Clark County Schools Superintendent Pat Skorkowsky’s administrative reorganization is expected to save the district about $145,000.
However, Skorkowsky’s leadership picks concerned School Board member Linda Young, who pointed out only two of the superintendent's 11-member cabinet are from minority backgrounds.
Earlier this month, Skorkowsky announced a reorganization of his cabinet, naming one deputy superintendent and four chiefs who will be charged with raising the academic caliber in the School District. Skorkowsky also expanded the responsibilities of his chief of staff, who is now in charge of communications for the district.
At the time, Skorkowsky said the reorganization would be “cost-neutral.” At Thursday’s School Board meeting, Skorkowsky outlined how his reorganization would save the district money.
Skorkowsky is eliminating three positions through retirements and vacancies. The nixed positions are Chief of Staff Kirsten Searer’s former position, Skorkowsky’s former position of deputy superintendent of instruction and a director-level position, which is being vacated by a retirement that hasn’t been announced yet.
Skorkowsky shuffled around a number of positions and renamed others, but added only one new position — a deputy chief of staff. Joe Caruso, the former principal of Cimarron-Memorial High School who was removed in school’s turnaround effort, will help support Searer.
Skorkowsky released the salary raise figures for three of his chiefs.
Andre Denson, chief educational opportunity officer, is getting a $16,875 raise. He will earn an annual base salary of $149,984.
Mike Barton, chief student achievement officer, is getting a $15,524 raise. He will earn an annual base salary of $142,339.
Jhone Ebert, chief innovation and productivity officer, is getting a $8,283 raise. She will earn an annual base salary of $144,366.
Despite the raises, the net elimination of two positions is expected to save the district $145,235, Skorkowsky said. The final savings cost will be outlined in the district’s November budget update, he added.
School Board members largely approved of Skorkowsky’s reorganization.

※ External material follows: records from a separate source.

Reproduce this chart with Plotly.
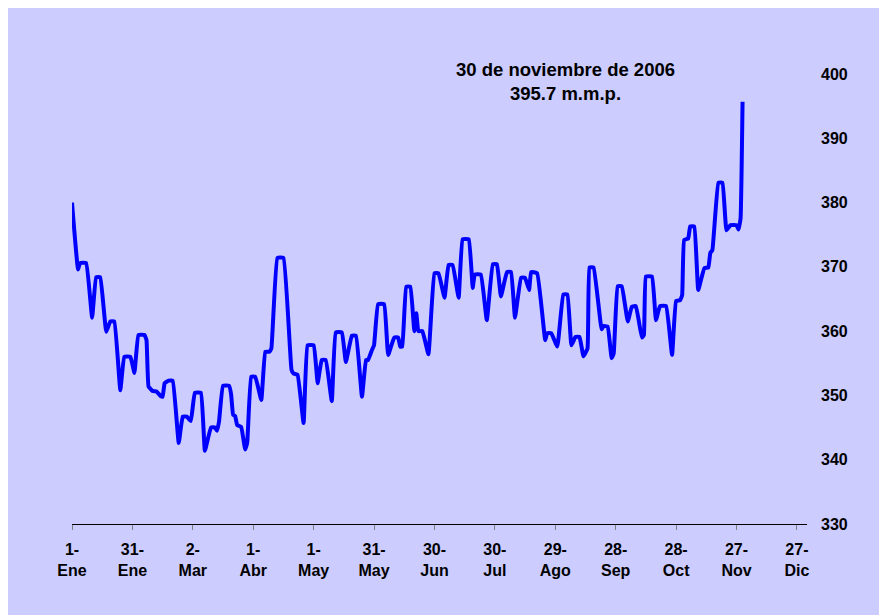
import plotly.graph_objects as go

# Day offsets from 1 January 2006 and values (m.m.p.)
days = [0, 3, 4, 7, 10, 12, 14, 17, 19, 21, 24, 26, 29, 31, 33, 36, 37, 38, 40, 42,
        44, 45, 46, 48, 50, 53, 55, 57, 59, 61, 64, 66, 69, 71, 72, 73, 75, 78, 79, 80,
        81, 82, 84, 86, 87, 89, 91, 94, 96, 98, 99, 102, 105, 109, 110, 112, 115, 117, 120, 122,
        124, 126, 129, 131, 134, 136, 139, 141, 144, 146, 147, 149, 150, 152, 155, 157, 160, 162, 163, 164,
        166, 168, 170, 171, 172, 174, 177, 180, 182, 185, 187, 189, 192, 194, 197, 199, 200, 203, 206, 209,
        211, 213, 216, 218, 220, 223, 225, 227, 228, 231, 235, 236, 238, 241, 244, 246, 248, 250, 252, 254,
        256, 257, 259, 263, 264, 266, 268, 269, 271, 273, 276, 278, 280, 283, 284, 285, 288, 290, 292, 295,
        298, 300, 302, 303, 304, 306, 307, 309, 311, 314, 316, 317, 318, 321, 323, 325, 327, 330, 331, 332,
        333]
values = [380.0, 369.6, 370.6, 370.6, 362.1, 368.4, 368.4, 359.9, 361.5, 361.5, 350.8, 356.0, 356.0, 353.5, 359.4, 359.4, 358.6, 351.4, 350.7, 350.6,
          349.9, 349.8, 351.9, 352.3, 352.3, 342.6, 346.7, 346.7, 346.0, 350.4, 350.4, 341.4, 345.0, 345.0, 344.5, 345.9, 351.5, 351.5, 350.2, 347.0,
          346.8, 345.4, 345.1, 341.6, 342.6, 352.9, 352.9, 349.3, 356.8, 356.8, 357.3, 371.4, 371.4, 354.0, 353.4, 353.2, 345.7, 357.8, 357.8, 351.9,
          355.5, 355.5, 349.1, 359.8, 359.8, 355.2, 359.3, 359.3, 349.8, 355.5, 355.5, 357.1, 357.8, 364.2, 364.2, 356.3, 359.0, 359.0, 357.6, 357.6,
          366.9, 366.9, 360.0, 362.8, 360.0, 360.0, 356.4, 369.0, 369.0, 365.2, 370.3, 370.3, 365.2, 374.3, 374.3, 366.7, 368.8, 368.8, 361.7, 370.4,
          370.4, 365.4, 369.2, 369.2, 362.1, 368.3, 368.3, 366.4, 369.2, 369.0, 358.6, 359.7, 359.7, 357.6, 365.7, 365.7, 357.8, 359.1, 359.1, 356.1,
          357.3, 369.9, 369.9, 360.3, 360.8, 360.7, 355.8, 356.5, 367.0, 367.0, 361.5, 363.8, 363.9, 359.0, 359.4, 368.5, 368.5, 361.7, 363.9, 363.9,
          356.3, 364.7, 364.8, 365.6, 374.2, 374.4, 376.3, 376.3, 366.4, 369.8, 369.9, 372.2, 372.6, 383.1, 383.1, 375.7, 376.5, 376.5, 375.8, 377.5,
          395.7]

tick_days = [0, 30, 60, 90, 120, 150, 180, 210, 240, 270, 300, 330, 360]
tick_labels = ["1-<br>Ene", "31-<br>Ene", "2-<br>Mar", "1-<br>Abr", "1-<br>May", "31-<br>May",
               "30-<br>Jun", "30-<br>Jul", "29-<br>Ago", "28-<br>Sep", "28-<br>Oct", "27-<br>Nov", "27-<br>Dic"]
y_ticks = [330, 340, 350, 360, 370, 380, 390, 400]

annotation_text = "30 de noviembre de 2006<br>395.7 m.m.p."

BG = "#CCCCFF"
FONT = "Liberation Sans, Arial, sans-serif"

fig = go.Figure()
fig.add_trace(go.Scatter(x=days, y=values, mode="lines",
                         line=dict(color="#0000FF", width=4, shape="spline", smoothing=0.3),
                         hoverinfo="skip"))

fig.update_layout(
    width=887, height=615,
    margin=dict(l=64, r=88, t=66, b=99),
    paper_bgcolor=BG,
    plot_bgcolor=BG,
    showlegend=False,
    font=dict(family=FONT, color="black"),
    annotations=[dict(x=245, y=398.9, xref="x", yref="y", text=annotation_text,
                      showarrow=False, xanchor="center", yanchor="middle",
                      font=dict(family=FONT, size=18.5, color="black", weight="bold"))],
)

fig.update_xaxes(range=[0, 365], tickmode="array", tickvals=tick_days, ticktext=tick_labels,
                 showgrid=False, zeroline=False, showline=True, linecolor="black", linewidth=1,
                 ticks="outside", ticklen=5, tickcolor="#808080", tickwidth=1,
                 tickfont=dict(family=FONT, size=16, color="black", weight="bold"),
                 ticklabelstandoff=6)
fig.update_yaxes(range=[329.99, 400.01], side="right", tickmode="array", tickvals=y_ticks,
                 showgrid=False, zeroline=False, showline=False, ticks="",
                 tickfont=dict(family=FONT, size=16, color="black", weight="bold"),
                 ticklabelstandoff=13)

fig.write_html("out.html")
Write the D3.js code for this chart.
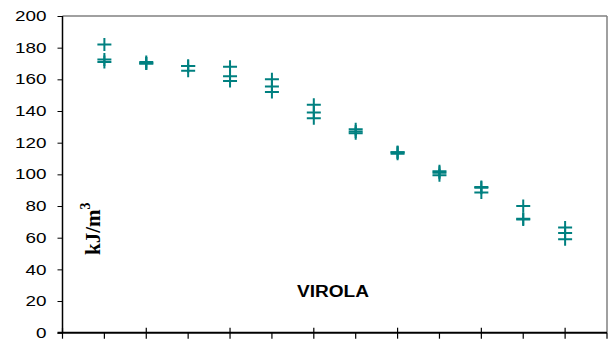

They liked how each administrator was tasked by Skorkowsky to work in ways that will support raising student achievement.
“The focus on students seems to be sharper and clearer now,” School Board member Patrice Tew said.
Although Young ultimately approved the reorganization, she took issue with the lack of minority representation.
Young, who is the only minority representative of the seven-member School Board, pointed out that only two top-level administrators — Andre Denson and Jhone Ebert — are from minority backgrounds. Young said the School District has long suffered from a “perception issue,” particularly among Clark County’s minority families.
“We have to look at how we are being perceived. When you look at the percentage of administrators in the school district and administrators on the executive team, there really are not a lot of people of color,” Young said. “We have to be cognizant that we are now a minority-majority school district.”